The imperial sounding “III” at the end of Andre Dubus’ name used to be necessary so readers and publishers wouldn’t confuse him with his father, the late, beloved short-story writer Andre Dubus II, though the young Andre’s fame has long since eclipsed the elder’s (his 1999 novel, House of Sand and Fog, became an Oprah-endorsed bestseller and Oscar-nominated movie). Dirty Love is Dubus’ second book of short stories. He’s also written three novels and, most recently, a memoir, Townie, which went a long way toward illuminating the grim preoccupations that have dominated his work, most of which is set in the scrappy New England towns where he grew up.

Dirty Love DUBUSThe first of the collection’s four tenuously related stories, “Listen Carefully As Our Options Have Changed” seems, at first blush, like a straightforward anatomy of an affair. Mark, a middle-aged project manager, has just confirmed what his instincts were already telling him about his attractive, real estate agent wife. Mark’s mastery of corporate risk management techniques have made him “overwhelmingly successful” at his job; applied to his personal life though, they simply make him a bully. Dubus does many things impressively here, one of which is to reach a long arm behind Mark, with whom our default allegiance lies, and shift our sympathies to his wife, whose perspective we never have direct access to.

Even when they’re having affairs, Dubus’ female characters tend to be victims of men, while the men are victims of their various appetites (sex, work, alcohol). When it comes to women, they often inhabit protective or predatory extremes. After years of seducing women with his bad poetry, Robert, the protagonist in “The Bartender,” is trying to make the transition from the latter to the former. But though he idealizes a life of commitment, he readily succumbs to a come-on from one of the waitresses at his bar, while the vision of his quiet, pregnant wife makes him feel “called once again to great and important things”; in other words, it’s still all about him.

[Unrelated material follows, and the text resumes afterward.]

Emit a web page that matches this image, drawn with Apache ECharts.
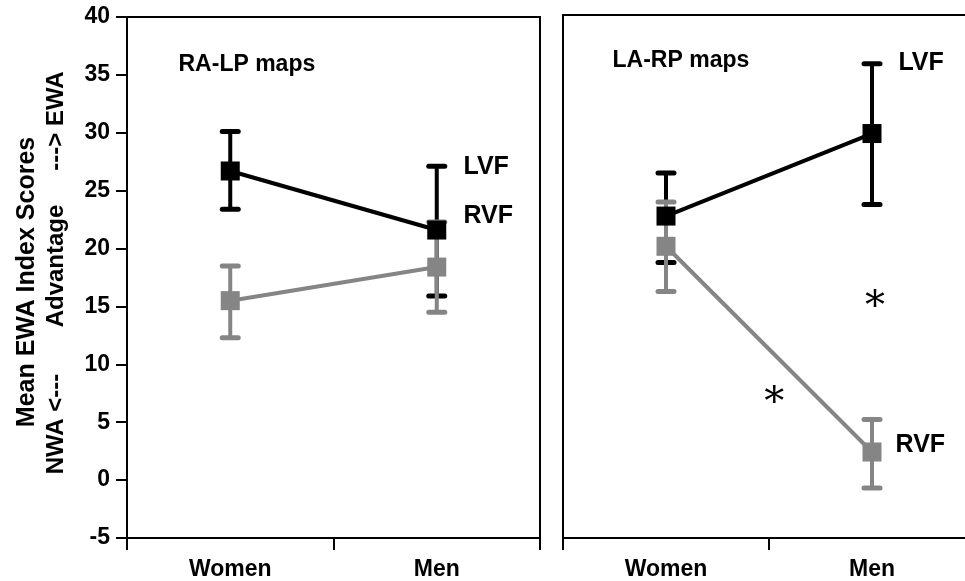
<!DOCTYPE html>
<html>
<head>
<meta charset="utf-8">
<script src="https://cdn.jsdelivr.net/npm/echarts@6/dist/echarts.min.js"></script>
<style>
html,body{margin:0;padding:0;background:#fff;}
#chart{width:965px;height:581px;}
</style>
</head>
<body>
<div id="chart"></div>
<script>
// ---- data ----
const categories = ['Women', 'Men'];
const yTicks = [-5, 0, 5, 10, 15, 20, 25, 30, 35, 40];

// RA-LP maps (left panel)
const raLpLVF     = [26.7, 21.6];
const raLpLVFLow  = [23.4, 15.9];
const raLpLVFHigh = [30.1, 27.1];
const raLpRVF     = [15.5, 18.4];
const raLpRVFLow  = [12.3, 14.5];
const raLpRVFHigh = [18.5, 22.3];

// LA-RP maps (right panel)
const laRpLVF     = [22.7, 29.8];
const laRpLVFLow  = [18.7, 23.7];
const laRpLVFHigh = [26.4, 35.8];
const laRpRVF     = [20.1, 2.4];
const laRpRVFLow  = [16.2, -0.7];
const laRpRVFHigh = [23.9, 5.2];

const panelTitles = ['RA-LP maps', 'LA-RP maps'];
const seriesNames = ['LVF', 'RVF'];
const yTitleLine1 = 'Mean EWA Index Scores';
const yTitleLine2 = ['NWA <---', 'Advantage', '---> EWA'];

// ---- styling ----
const FONT = '"Liberation Sans", Arial, sans-serif';
const BLACK = '#000000';
const GRAY = '#858585';
const FS = 23;

function errData(lo, hi) {
  return categories.map((c, i) => [i, lo[i], hi[i]]);
}
function errSeries(lo, hi, color, xi, yi) {
  return {
    type: 'custom',
    xAxisIndex: xi, yAxisIndex: yi,
    silent: true,
    data: errData(lo, hi),
    renderItem: function (params, api) {
      const x = api.value(0);
      const pLo = api.coord([x, api.value(1)]);
      const pHi = api.coord([x, api.value(2)]);
      const w = 8;
      const st = { stroke: color, lineWidth: 4 };
      const cap = { stroke: color, lineWidth: 5, lineCap: 'round' };
      return {
        type: 'group',
        children: [
          { type: 'line', shape: { x1: pLo[0], y1: pLo[1], x2: pHi[0], y2: pHi[1] }, style: st },
          { type: 'line', shape: { x1: pHi[0] - w, y1: pHi[1], x2: pHi[0] + w, y2: pHi[1] }, style: cap },
          { type: 'line', shape: { x1: pLo[0] - w, y1: pLo[1], x2: pLo[0] + w, y2: pLo[1] }, style: cap }
        ]
      };
    }
  };
}
function lineSeries(name, vals, color, xi, yi) {
  return {
    type: 'line', name: name,
    xAxisIndex: xi, yAxisIndex: yi,
    data: vals,
    symbol: 'rect', symbolSize: 19,
    lineStyle: { color: color, width: 4 },
    itemStyle: { color: color, opacity: 1 },
    silent: true,
    animation: false
  };
}
function textSeries(items, xi, yi, font, align) {
  return {
    type: 'scatter',
    xAxisIndex: xi, yAxisIndex: yi,
    symbol: 'circle',
    symbolSize: 1,
    silent: true,
    itemStyle: { color: 'rgba(0,0,0,0)', opacity: 1 },
    data: items,
    label: {
      show: true,
      position: align === 'center' ? 'inside' : 'right',
      distance: 0,
      formatter: p => p.data[2],
      color: BLACK,
      opacity: 1,
      textBorderWidth: 0,
      fontFamily: font.family,
      fontSize: font.size,
      fontWeight: font.weight,
      align: align,
      verticalAlign: 'middle'
    }
  };
}

const gridsLayout = [
  { left: 127, top: 17, width: 413, height: 521 },
  { left: 563, top: 15, width: 412, height: 523 }
];

const catAxis = (gi) => ({
  type: 'category', gridIndex: gi, data: categories,
  boundaryGap: true,
  axisLine: { show: true, onZero: false, lineStyle: { color: BLACK, width: 2 } },
  axisTick: { show: true, length: 12, lineStyle: { color: BLACK, width: 2 } },
  axisLabel: { color: BLACK, fontFamily: FONT, fontWeight: 'bold', fontSize: FS, margin: 20 },
  splitLine: { show: false }
});
const valAxisHidden = (gi) => ({ type: 'value', gridIndex: gi, min: -0.5, max: 1.5, show: false,
  axisLine: { onZero: false } });
const yAxis = (gi, labels) => ({
  type: 'value', gridIndex: gi,
  min: yTicks[0], max: yTicks[yTicks.length - 1], interval: 5,
  axisLine: { show: true, onZero: false, lineStyle: { color: BLACK, width: 2 } },
  axisTick: { show: labels, length: 11, lineStyle: { color: BLACK, width: 2 } },
  axisLabel: { show: labels, color: BLACK, fontFamily: FONT, fontWeight: 'bold', fontSize: FS, margin: 17 },
  splitLine: { show: false }
});

const labelFont = { family: FONT, size: 25, weight: 'bold' };
const titleFont = { family: FONT, size: 23, weight: 'bold' };
const starFont = { family: '"DejaVu Serif", serif', size: 40, weight: 'normal' };

const option = {
  animation: false,
  backgroundColor: '#ffffff',
  grid: gridsLayout.map(g => Object.assign({
    show: true, borderColor: BLACK, borderWidth: 2, backgroundColor: 'transparent',
    containLabel: false, outerBoundsMode: 'none'
  }, g)),
  xAxis: [catAxis(0), catAxis(1), valAxisHidden(0), valAxisHidden(1)],
  yAxis: [yAxis(0, true), yAxis(1, false)],
  series: [
    errSeries(raLpLVFLow, raLpLVFHigh, BLACK, 0, 0),
    errSeries(raLpRVFLow, raLpRVFHigh, GRAY, 0, 0),
    lineSeries('RVF', raLpRVF, GRAY, 0, 0),
    lineSeries('LVF', raLpLVF, BLACK, 0, 0),
    errSeries(laRpLVFLow, laRpLVFHigh, BLACK, 1, 1),
    errSeries(laRpRVFLow, laRpRVFHigh, GRAY, 1, 1),
    lineSeries('RVF', laRpRVF, GRAY, 1, 1),
    lineSeries('LVF', laRpLVF, BLACK, 1, 1),
    textSeries([[1.127, 27.0, seriesNames[0]], [1.127, 22.8, seriesNames[1]]], 2, 0, labelFont, 'left'),
    textSeries([[1.126, 35.85, seriesNames[0]], [1.112, 3.0, seriesNames[1]]], 3, 1, labelFont, 'left'),
    textSeries([[-0.253, 35.85, panelTitles[0]]], 2, 0, titleFont, 'left'),
    textSeries([[-0.262, 36.1, panelTitles[1]]], 3, 1, titleFont, 'left'),
    textSeries([[1.015, 14.85, '*'], [0.525, 6.55, '*']], 3, 1, starFont, 'center')
  ],
  graphic: [
    { type: 'text', x: 27, y: 282, rotation: Math.PI / 2, silent: true,
      style: { text: yTitleLine1, font: 'bold 25px ' + FONT, fill: BLACK, align: 'center', verticalAlign: 'middle', textAlign: 'center', textVerticalAlign: 'middle' } },
    { type: 'text', x: 56, y: 424, rotation: Math.PI / 2, silent: true,
      style: { text: yTitleLine2[0], font: 'bold 24px ' + FONT, fill: BLACK, align: 'center', verticalAlign: 'middle', textAlign: 'center', textVerticalAlign: 'middle' } },
    { type: 'text', x: 56, y: 266, rotation: Math.PI / 2, silent: true,
      style: { text: yTitleLine2[1], font: 'bold 24px ' + FONT, fill: BLACK, align: 'center', verticalAlign: 'middle', textAlign: 'center', textVerticalAlign: 'middle' } },
    { type: 'text', x: 56, y: 121, rotation: Math.PI / 2, silent: true,
      style: { text: yTitleLine2[2], font: 'bold 24px ' + FONT, fill: BLACK, align: 'center', verticalAlign: 'middle', textAlign: 'center', textVerticalAlign: 'middle' } }
  ]
};

const chart = echarts.init(document.getElementById('chart'), null, { renderer: 'canvas' });
chart.setOption(option);
</script>
</body>
</html>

The melding of his characters’ work and personal lives gives Dubus’ stories a distinctly American cast. The titular heroine of “Marla”— a lonely, overweight, cat-loving 29-year-old virgin—is unable to interpret the world other than through the service-economy prism of her job as a bank teller. Her attraction to Dennis, a heavyset radio engineer, is based on “his neat and legible deposit slips, the tentative way he’d push them over to her, his thirty thousand in savings. Marla thought a balance like that showed maturity, the kind of person who planned ahead.” It’s only when they move in together that Marla realizes the deposit slips were the tip of an OCD iceberg. “Business before pleasure, right?” Dennis quips as he potters about the house, feather duster in hand.

The sly corrosiveness and sharply holographic details of the first three stories aren’t as evident in the novella-length “Dirty Love,” which, tempo-wise, functions as a kind of adagio to the previous movements’ andantes. While the story of Devon, an eighteen-year-old girl who moves in with her great uncle after being unwittingly filmed in a sex video that ends up on the Internet is capably told, its characters fall a bit too neatly into types: Devon’s uncle, a recovered alcoholic suffering from PTSD, is a tad too redeemed; her father a tad too irredeemable; her exploiters a bit too single-mindedly exploitative.

As a cloak thrown over the collection as a whole, the story’s title works perfectly. Messy, crude, sordid, tainted: the love in these stories is dirty in every sense of the word and Dubus is a masterful enough writer to make us wonder if there’s any other kind.